┌──

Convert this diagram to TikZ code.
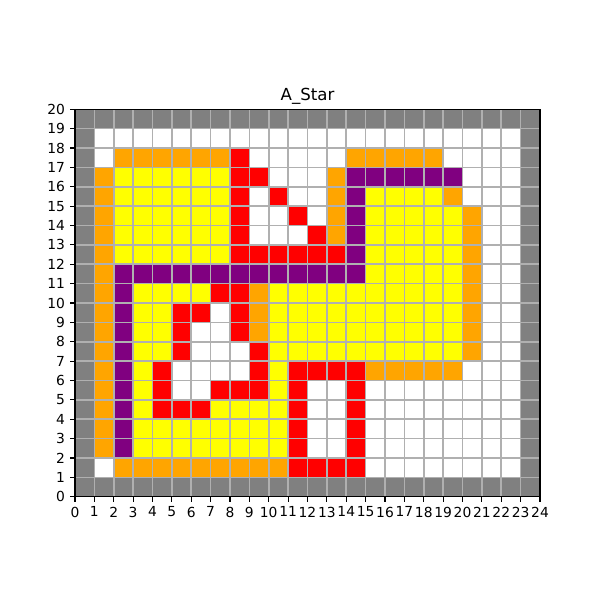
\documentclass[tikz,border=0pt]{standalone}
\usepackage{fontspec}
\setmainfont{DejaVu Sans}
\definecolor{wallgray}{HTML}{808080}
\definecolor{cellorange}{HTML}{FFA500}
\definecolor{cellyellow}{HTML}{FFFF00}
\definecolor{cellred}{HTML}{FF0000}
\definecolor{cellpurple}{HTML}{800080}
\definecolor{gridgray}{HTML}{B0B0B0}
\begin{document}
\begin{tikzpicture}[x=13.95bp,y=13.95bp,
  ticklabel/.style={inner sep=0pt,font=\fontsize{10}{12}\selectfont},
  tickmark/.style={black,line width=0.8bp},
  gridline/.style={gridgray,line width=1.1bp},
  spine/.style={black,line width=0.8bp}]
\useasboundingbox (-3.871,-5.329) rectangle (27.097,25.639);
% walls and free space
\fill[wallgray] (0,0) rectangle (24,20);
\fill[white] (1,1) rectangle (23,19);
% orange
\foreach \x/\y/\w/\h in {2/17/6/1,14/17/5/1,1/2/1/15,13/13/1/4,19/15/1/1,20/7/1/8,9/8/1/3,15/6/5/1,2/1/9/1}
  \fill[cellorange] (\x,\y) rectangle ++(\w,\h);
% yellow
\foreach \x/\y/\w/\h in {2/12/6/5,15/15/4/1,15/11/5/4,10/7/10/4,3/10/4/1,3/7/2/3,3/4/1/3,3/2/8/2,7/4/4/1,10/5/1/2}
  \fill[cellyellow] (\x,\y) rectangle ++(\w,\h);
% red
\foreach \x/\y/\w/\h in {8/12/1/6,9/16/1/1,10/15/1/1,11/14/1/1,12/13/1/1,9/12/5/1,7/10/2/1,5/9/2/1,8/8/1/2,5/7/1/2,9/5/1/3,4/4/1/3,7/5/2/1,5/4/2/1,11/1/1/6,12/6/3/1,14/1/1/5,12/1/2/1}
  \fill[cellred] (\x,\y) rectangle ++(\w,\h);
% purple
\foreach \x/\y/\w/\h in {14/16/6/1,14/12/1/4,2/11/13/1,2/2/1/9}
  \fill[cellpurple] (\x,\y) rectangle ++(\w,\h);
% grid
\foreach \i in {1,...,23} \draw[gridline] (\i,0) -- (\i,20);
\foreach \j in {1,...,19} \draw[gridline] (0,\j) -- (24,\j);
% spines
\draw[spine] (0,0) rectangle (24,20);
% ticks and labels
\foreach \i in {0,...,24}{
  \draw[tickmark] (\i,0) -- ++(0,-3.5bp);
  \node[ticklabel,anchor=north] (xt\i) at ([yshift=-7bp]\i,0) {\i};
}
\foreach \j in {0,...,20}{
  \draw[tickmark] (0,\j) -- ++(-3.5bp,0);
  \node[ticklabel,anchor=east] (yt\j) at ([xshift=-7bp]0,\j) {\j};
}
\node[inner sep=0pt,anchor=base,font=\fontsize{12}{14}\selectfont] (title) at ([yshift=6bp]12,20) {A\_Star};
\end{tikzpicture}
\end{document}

└──

> [Your goal] Reproduce each line exactly as it appears, omitting the pictures.

> [Expected output]
Convert this diagram to TikZ code.
\documentclass[tikz,border=0pt]{standalone}
\usepackage{fontspec}
\setmainfont{DejaVu Sans}
\definecolor{wallgray}{HTML}{808080}
\definecolor{cellorange}{HTML}{FFA500}
\definecolor{cellyellow}{HTML}{FFFF00}
\definecolor{cellred}{HTML}{FF0000}
\definecolor{cellpurple}{HTML}{800080}
\definecolor{gridgray}{HTML}{B0B0B0}
\begin{document}
\begin{tikzpicture}[x=13.95bp,y=13.95bp,
  ticklabel/.style={inner sep=0pt,font=\fontsize{10}{12}\selectfont},
  tickmark/.style={black,line width=0.8bp},
  gridline/.style={gridgray,line width=1.1bp},
  spine/.style={black,line width=0.8bp}]
\useasboundingbox (-3.871,-5.329) rectangle (27.097,25.639);
% walls and free space
\fill[wallgray] (0,0) rectangle (24,20);
\fill[white] (1,1) rectangle (23,19);
% orange
\foreach \x/\y/\w/\h in {2/17/6/1,14/17/5/1,1/2/1/15,13/13/1/4,19/15/1/1,20/7/1/8,9/8/1/3,15/6/5/1,2/1/9/1}
  \fill[cellorange] (\x,\y) rectangle ++(\w,\h);
% yellow
\foreach \x/\y/\w/\h in {2/12/6/5,15/15/4/1,15/11/5/4,10/7/10/4,3/10/4/1,3/7/2/3,3/4/1/3,3/2/8/2,7/4/4/1,10/5/1/2}
  \fill[cellyellow] (\x,\y) rectangle ++(\w,\h);
% red
\foreach \x/\y/\w/\h in {8/12/1/6,9/16/1/1,10/15/1/1,11/14/1/1,12/13/1/1,9/12/5/1,7/10/2/1,5/9/2/1,8/8/1/2,5/7/1/2,9/5/1/3,4/4/1/3,7/5/2/1,5/4/2/1,11/1/1/6,12/6/3/1,14/1/1/5,12/1/2/1}
  \fill[cellred] (\x,\y) rectangle ++(\w,\h);
% purple
\foreach \x/\y/\w/\h in {14/16/6/1,14/12/1/4,2/11/13/1,2/2/1/9}
  \fill[cellpurple] (\x,\y) rectangle ++(\w,\h);
% grid
\foreach \i in {1,...,23} \draw[gridline] (\i,0) -- (\i,20);
\foreach \j in {1,...,19} \draw[gridline] (0,\j) -- (24,\j);
% spines
\draw[spine] (0,0) rectangle (24,20);
% ticks and labels
\foreach \i in {0,...,24}{
  \draw[tickmark] (\i,0) -- ++(0,-3.5bp);
  \node[ticklabel,anchor=north] (xt\i) at ([yshift=-7bp]\i,0) {\i};
}
\foreach \j in {0,...,20}{
  \draw[tickmark] (0,\j) -- ++(-3.5bp,0);
  \node[ticklabel,anchor=east] (yt\j) at ([xshift=-7bp]0,\j) {\j};
}
\node[inner sep=0pt,anchor=base,font=\fontsize{12}{14}\selectfont] (title) at ([yshift=6bp]12,20) {A\_Star};
\end{tikzpicture}
\end{document}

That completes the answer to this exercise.